Quando a crítica vira ataque: misoginia travestida de opinião

A sororidade parece não existir quando quem é vítima não reza a cartilha

Por Honorina Reis Melo,

Recentemente, a comentarista Theonia Pereira, durante participação em um programa da IELTV, fez acusações graves contra a ex-primeira-dama Michelle Bolsonaro, insinuando que ela teria sido profissional do sexo e que membros de sua família teriam ficha criminal. A resposta veio da ativista Gessy Lima, então presidente do PL Mulher no Piauí, que classificou as falas como desrespeitosas e ressaltou como esse tipo de ataque apenas alimenta a misoginia e afasta mulheres da política.

Foto: Marcelo Casal Jr/Agência BrasilMichele Bolsonaro
Michele Bolsonaro

Independentemente da posição política de Michelle, o caso revela um padrão antigo: quando mulheres ganham destaque na esfera pública, muitas vezes são atacadas com base em sua moral, aparência ou sexualidade, e não por suas ideias ou ações concretas.

Isso geralmente pode ser feito por homens, mas mulheres também fazem parte da máquina que retroalimenta o machismo.

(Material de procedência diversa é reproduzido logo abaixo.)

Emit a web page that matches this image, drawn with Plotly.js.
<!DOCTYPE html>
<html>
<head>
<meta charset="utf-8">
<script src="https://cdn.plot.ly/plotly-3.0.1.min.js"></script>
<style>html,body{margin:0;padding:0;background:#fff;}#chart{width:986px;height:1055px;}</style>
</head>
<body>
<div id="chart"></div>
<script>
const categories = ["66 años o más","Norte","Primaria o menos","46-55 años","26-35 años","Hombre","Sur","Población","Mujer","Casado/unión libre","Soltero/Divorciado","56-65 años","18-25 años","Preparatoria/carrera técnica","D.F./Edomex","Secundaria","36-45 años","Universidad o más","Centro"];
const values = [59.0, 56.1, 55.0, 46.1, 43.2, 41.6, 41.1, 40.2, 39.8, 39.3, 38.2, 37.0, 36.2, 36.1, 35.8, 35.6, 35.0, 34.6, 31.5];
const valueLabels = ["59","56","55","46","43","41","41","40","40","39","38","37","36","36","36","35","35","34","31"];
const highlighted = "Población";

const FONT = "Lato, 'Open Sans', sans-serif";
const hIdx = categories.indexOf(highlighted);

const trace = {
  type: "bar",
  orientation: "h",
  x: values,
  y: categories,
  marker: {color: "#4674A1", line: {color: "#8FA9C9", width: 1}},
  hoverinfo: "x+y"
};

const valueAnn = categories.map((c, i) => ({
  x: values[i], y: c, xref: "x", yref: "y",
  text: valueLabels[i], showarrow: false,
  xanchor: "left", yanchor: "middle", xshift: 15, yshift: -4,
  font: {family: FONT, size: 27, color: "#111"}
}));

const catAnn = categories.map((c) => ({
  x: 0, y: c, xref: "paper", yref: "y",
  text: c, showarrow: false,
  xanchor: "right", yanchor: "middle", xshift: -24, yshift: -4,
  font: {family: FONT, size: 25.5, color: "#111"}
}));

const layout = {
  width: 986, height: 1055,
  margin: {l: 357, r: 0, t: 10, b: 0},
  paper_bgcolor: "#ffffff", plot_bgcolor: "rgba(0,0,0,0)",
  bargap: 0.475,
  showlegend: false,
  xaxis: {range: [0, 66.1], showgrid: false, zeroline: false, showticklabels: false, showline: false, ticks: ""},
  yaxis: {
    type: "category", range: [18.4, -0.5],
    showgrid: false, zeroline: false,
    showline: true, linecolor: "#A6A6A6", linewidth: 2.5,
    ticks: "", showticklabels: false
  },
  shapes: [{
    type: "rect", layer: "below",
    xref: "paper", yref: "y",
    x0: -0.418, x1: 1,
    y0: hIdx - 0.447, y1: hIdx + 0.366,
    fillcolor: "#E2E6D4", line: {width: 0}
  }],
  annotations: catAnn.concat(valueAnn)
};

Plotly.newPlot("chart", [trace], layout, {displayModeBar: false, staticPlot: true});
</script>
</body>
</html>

A pensadora feminista bell hooks escreveu que o sexismo não desaparece com o tempo: ele se adapta. E, na política, frequentemente se disfarça de “crítica”. Mas há uma diferença clara entre debater ideias e tentar destruir a imagem de uma mulher com base em insinuações sobre seu passado ou sua sexualidade. Isso não é opinião. É violência simbólica.

Quando o passado de uma mulher (e no caso uma mentira) vira arma para desacreditá-la, o que se busca não é justiça nem informação. É silenciamento. É um recado velado a outras mulheres: “Cuidado, porque, se você ousar se posicionar, vamos expor (ou inventar) algo sobre você.”

Além disso, esse tipo de conduta gera divisões entre as próprias mulheres. Em vez de se fortalecerem mutuamente, acabam se enfrentando em um terreno armado por estruturas patriarcais, onde, no fim, todas perdem. A rixa se instala, o debate se esvazia e a luta por mais representatividade feminina na política perde força. A violência simbólica não fere apenas uma mulher; ela mina o coletivo.

Nesse contexto, vale trazer a reflexão da filósofa e santa Edith Stein, no livro A Mulher Segundo sua Missão. Ela destaca que a mulher, seja no lar ou na vida pública, possui uma vocação essencial para a empatia, a dignidade, a escuta e o cuidado com o outro. Edith não entende essa missão como submissão, mas como força transformadora no mundo social e político. Para ela, a mulher tem uma missão dupla: afirmar sua identidade e, ao mesmo tempo, contribuir para a humanização das estruturas em que atua.

Esse chamado à ação com espírito de serviço, que não se submete a rótulos ideológicos, revela o quanto o espaço público precisa da mulher, não como enfeite ou alvo, mas como sujeito histórico. Quando atacamos uma mulher pública com base em sua vida privada, traímos esse princípio e negamos a vocação feminina à presença digna, forte e construtiva na sociedade.

Bell hooks dizia que o feminismo verdadeiro luta para que todas as mulheres possam existir com dignidade, liberdade e sem medo. E Edith Stein nos lembra que essa dignidade nasce também da disposição interior para servir, construir e transformar. Algo que só é possível quando se respeita o espaço e a história de cada mulher.

Debater ideias, sim. Ofender mulheres por serem mulheres, jamais.